Science, Democracy, and Capitalism are the three staples that set the West aside from the rest of the world. Now add progress. This is a Christian idea, meaning the fulfillment of a plan. In the West Human Beings build on the accomplishments and discoveries of others. With this idea, people in America have realized a society where the common man sees himself as equal to a CEO in terms of freedom to choose his destiny. In America money is not an end but a means to a longer, healthier and fuller life. Money enables immigrants to pursue a life with dignity, security and comfort that they would not have realized in their homeland. The American allows a person to choose his destiny and work towards achieving his dreams. D'Souza illustrates this by describing the conversation between the parent and child where the questions is asked; "What do you want to be when you grow up?" The phrase that captures the answer is the pursuit of happiness.

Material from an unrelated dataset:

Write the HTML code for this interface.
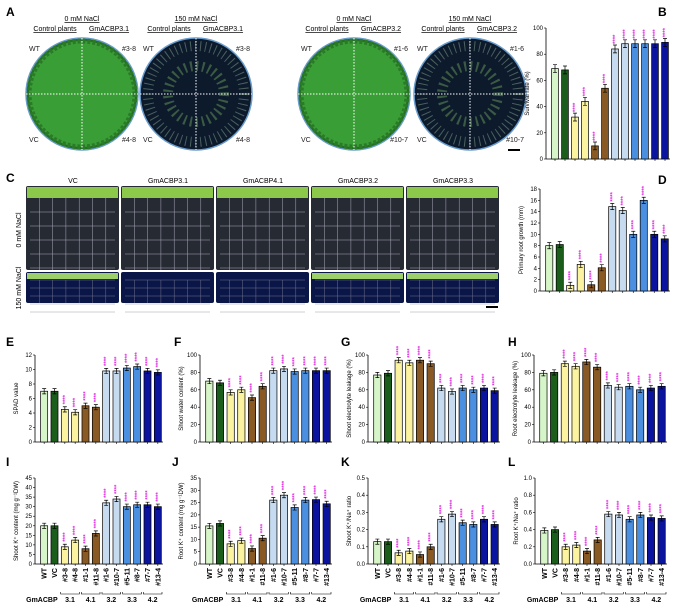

By mid book it is clear that D'Souza is staunchly opposed to the activist views of multiculturalism. While there is a sentiment within the academic left who impose their ideals on naive students; the majority of this movement comes form African-Americans. What I find so amusing in the arguments he uses you realize the rhetoric in one side or the other. Ones beliefs or desire places him to see one interpretation of history as rhetoric and the other side of the same story as fact. Take the example from the chapter on The Reparations Fallacy where Fredrick Douglas sites the Congressional view of blacks to hold that three black men were equal to five white men. The black side see this as an example of oppression They can be "well dress but still oppressed” On the other side, the intent of the ruling was to limit the South's natural population (including blacks) to diminish any voting strength on slavery bills. While D'Souza dispatches the 3/5 ruling he is a little cloudy on the framers position of our framers of the Constitution owning slaves. But I do accept his argument. And you could say within the context of this review that I do so because I am white. OKaaaay!

Let just simply say that the predicament the framers found themselves in was a technical one. I uphold the choice to preserve a union on democracy over that of a Platonian view of objectivist wise men. Had we let slavery be a qualifier for our Union our country, if at all, would be a hundred years younger today. In which case slavery would have continued anyhow. The Union was created that laid the groundwork for popular consensus to mature. Our Civil War is an testament that war is the final solution to political argument.


Who are our enemy's? They are abroad and from within: grouped as Multiculuralists looking for reparations, Third World intellectuals, Western leftists, and Islamic fundamentalists. A more colored description and rationale for each group are stated to a moderate level of detail in the book. Detail sufficient enough to get through a cocktail party debate. These three groups have one thing in common: blame America first syndrome. Situational example; D'Souza sites examples where foreign leaders are universally allowed to use "it is our best interest" for any questionable action, and Americans would be scrutinized for our defending Kuwait. We would be accused that we were doing it for the oil. Well of course, it is in our interest and by the way we liberated Kuwait.

In drawing conclusion to his argument; D'Souza ensures we understand that fundamentalist Muslims are well researched on America and they know what they do not like about us. He then summarizes what we must do to be up to the task in its War On Terrorism. Muslim appreciates their inferior position technology wise and the impact it has on their condition of life. Yet in the balance of their mind they are well rooted in their virtue and condemn the decadent life style that we maintain. The question he leaves you with is can we consolidate our strengths in terms of who we believe we as a society technically and morally are and then use this to sustain our war and homeland defense against terrorism. We know our living conditions are superior. In the past we won wars based because our public believed that we were fighting for "good" against "evil” His book at least provides enough of an argument to win a pro American cocktail party debate. So therefore it met my personal needs.